> _What the task requires_
Repeat exactly the lines running from the first line of the data to the line containing "import plotly.graph_objects as go", both ends included, and nothing else; drop the pictures.

#####

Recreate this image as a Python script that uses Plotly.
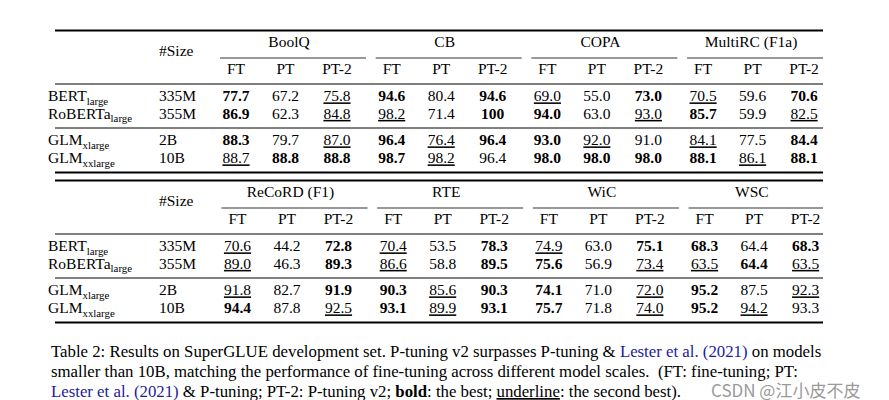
import plotly.graph_objects as go

# ---------------- data ----------------
models = ["BERT<sub>large</sub>", "RoBERTa<sub>large</sub>",
          "GLM<sub>xlarge</sub>", "GLM<sub>xxlarge</sub>"]
sizes = ["335M", "355M", "2B", "10B"]
methods = ["FT", "PT", "PT-2"]
tasks_top = ["BoolQ", "CB", "COPA", "MultiRC (F1a)"]
tasks_bottom = ["ReCoRD (F1)", "RTE", "WiC", "WSC"]

boolq = [[77.7, 67.2, 75.8], [86.9, 62.3, 84.8], [88.3, 79.7, 87.0], [88.7, 88.8, 88.8]]
cb = [[94.6, 80.4, 94.6], [98.2, 71.4, 100], [96.4, 76.4, 96.4], [98.7, 98.2, 96.4]]
copa = [[69.0, 55.0, 73.0], [94.0, 63.0, 93.0], [93.0, 92.0, 91.0], [98.0, 98.0, 98.0]]
multirc = [[70.5, 59.6, 70.6], [85.7, 59.9, 82.5], [84.1, 77.5, 84.4], [88.1, 86.1, 88.1]]
record = [[70.6, 44.2, 72.8], [89.0, 46.3, 89.3], [91.8, 82.7, 91.9], [94.4, 87.8, 92.5]]
rte = [[70.4, 53.5, 78.3], [86.6, 58.8, 89.5], [90.3, 85.6, 90.3], [93.1, 89.9, 93.1]]
wic = [[74.9, 63.0, 75.1], [75.6, 56.9, 73.4], [74.1, 71.0, 72.0], [75.7, 71.8, 74.0]]
wsc = [[68.3, 64.4, 68.3], [63.5, 64.4, 63.5], [95.2, 87.5, 92.3], [95.2, 94.2, 93.3]]

# emphasis per cell: b = best (bold), u = second best (underline), . = plain
boolq_marks = ["b.u", "b.u", "b.u", "ubb"]
cb_marks = ["b.b", "u.b", "bub", "bu."]
copa_marks = ["u.b", "b.u", "bu.", "bbb"]
multirc_marks = ["u.b", "b.u", "u.b", "bub"]
record_marks = ["u.b", "u.b", "u.b", "b.u"]
rte_marks = ["u.b", "u.b", "bub", "bub"]
wic_marks = ["u.b", "b.u", "b.u", "b.u"]
wsc_marks = ["b.b", "ubu", "b.u", "bu."]

top_values = [boolq, cb, copa, multirc]
top_marks = [boolq_marks, cb_marks, copa_marks, multirc_marks]
bottom_values = [record, rte, wic, wsc]
bottom_marks = [record_marks, rte_marks, wic_marks, wsc_marks]

caption_lines = [
    'Table 2: Results on SuperGLUE development set. P-tuning v2 surpasses P-tuning & '
    '<span style="color:#1c1c9c">Lester et al. (2021)</span> on models',
    'smaller than 10B, matching the performance of fine-tuning across different model scales.  (FT: fine-tuning; PT:',
    '<span style="color:#1c1c9c">Lester et al. (2021)</span> & P-tuning; PT-2: P-tuning v2; '
    '<b>bold</b>: the best; <u>underline</u>: the second best).',
]
watermark = "CSDN @江小皮不皮"

# ---------------- layout helpers ----------------
SERIF = "Liberation Serif, Times New Roman, serif"
FS = 15.5
W, H = 889, 400
LEFT, RIGHT = 47, 815
MODEL_X, SIZE_X = 40, 151


def col_x(g, m, shift=0.0):
    return 228 + 155.7 * g + [0, 49.5, 101][m] + shift


def fmt(v):
    return str(v) if isinstance(v, int) else f"{v:.1f}"


def styled(s, mark):
    if mark == "b":
        return f"<b>{s}</b>"
    if mark == "u":
        return f"<u>{s}</u>"
    return s


fig = go.Figure()
shapes = []


def hline(x0, x1, y, w, color="black"):
    shapes.append(dict(type="line", xref="x", yref="y", x0=x0, x1=x1, y0=y, y1=y,
                       line=dict(color=color, width=w)))


def add_table(top, tasks, values, marks, shift):
    y_group = top + 12.5
    y_size = top + 22
    y_cmid = top + 27.5
    y_sub = top + 40
    y_mid = top + 53.5
    rows = [top + 67, top + 84.5, top + 111, top + 129]
    y_mid2 = top + 97.5
    y_bot = top + 142

    hline(LEFT, RIGHT, top, 2)
    hline(LEFT, RIGHT, y_mid, 1)
    hline(LEFT, RIGHT, y_mid2, 1)
    hline(LEFT, RIGHT, y_bot, 2)

    hx, hy, ht = [], [], []
    for g, t in enumerate(tasks):
        x0 = col_x(g, 0, shift) - 16
        x1 = RIGHT if g == len(tasks) - 1 else col_x(g, 0, shift) + 130
        hline(x0, x1, y_cmid, 1.2, "#333")
        hx.append((x0 + x1) / 2 - 4)
        hy.append(y_group)
        ht.append(t)
        for m, name in enumerate(methods):
            hx.append(col_x(g, m, shift))
            hy.append(y_sub)
            ht.append(name)
    fig.add_trace(go.Scatter(x=hx, y=hy, text=ht, mode="text", textposition="middle center",
                             textfont=dict(family=SERIF, size=FS, color="black"),
                             hoverinfo="skip", showlegend=False))
    lx, ly, lt = [SIZE_X], [y_size], ["#Size"]
    for r in range(4):
        lx += [MODEL_X, SIZE_X]
        ly += [rows[r], rows[r]]
        lt += [models[r], sizes[r]]
    fig.add_trace(go.Scatter(x=lx, y=ly, text=lt, mode="text", textposition="middle right",
                             textfont=dict(family=SERIF, size=FS, color="black"),
                             hoverinfo="skip", showlegend=False))
    vx, vy, vt = [], [], []
    for g in range(len(tasks)):
        for r in range(4):
            for m in range(3):
                vx.append(col_x(g, m, shift))
                vy.append(rows[r])
                vt.append(styled(fmt(values[g][r][m]), marks[g][r][m]))
    fig.add_trace(go.Scatter(x=vx, y=vy, text=vt, mode="text", textposition="middle center",
                             textfont=dict(family=SERIF, size=FS, color="black"),
                             hoverinfo="skip", showlegend=False))


add_table(22.5, tasks_top, top_values, top_marks, 0)
add_table(172.5, tasks_bottom, bottom_values, bottom_marks, 1.5)

annotations = []
for i, line in enumerate(caption_lines):
    annotations.append(dict(x=41, y=343 + 20 * i, xref="x", yref="y", text=line,
                            showarrow=False, xanchor="left", yanchor="middle",
                            font=dict(family=SERIF, size=16.8, color="black")))
annotations.append(dict(x=702, y=381, xref="x", yref="y", text=watermark, showarrow=False,
                        xanchor="left", yanchor="middle", borderpad=0,
                        font=dict(family="Noto Sans CJK SC, sans-serif", size=17, color="#9a9a9a")))

fig.update_layout(
    width=W, height=H,
    margin=dict(l=0, r=0, t=0, b=0),
    paper_bgcolor="white", plot_bgcolor="white",
    xaxis=dict(range=[0, W], visible=False, fixedrange=True),
    yaxis=dict(range=[H, 0], visible=False, fixedrange=True),
    shapes=shapes, annotations=annotations,
)

fig.write_html("out.html")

#####

> _Answer to this problem_
Recreate this image as a Python script that uses Plotly.
import plotly.graph_objects as go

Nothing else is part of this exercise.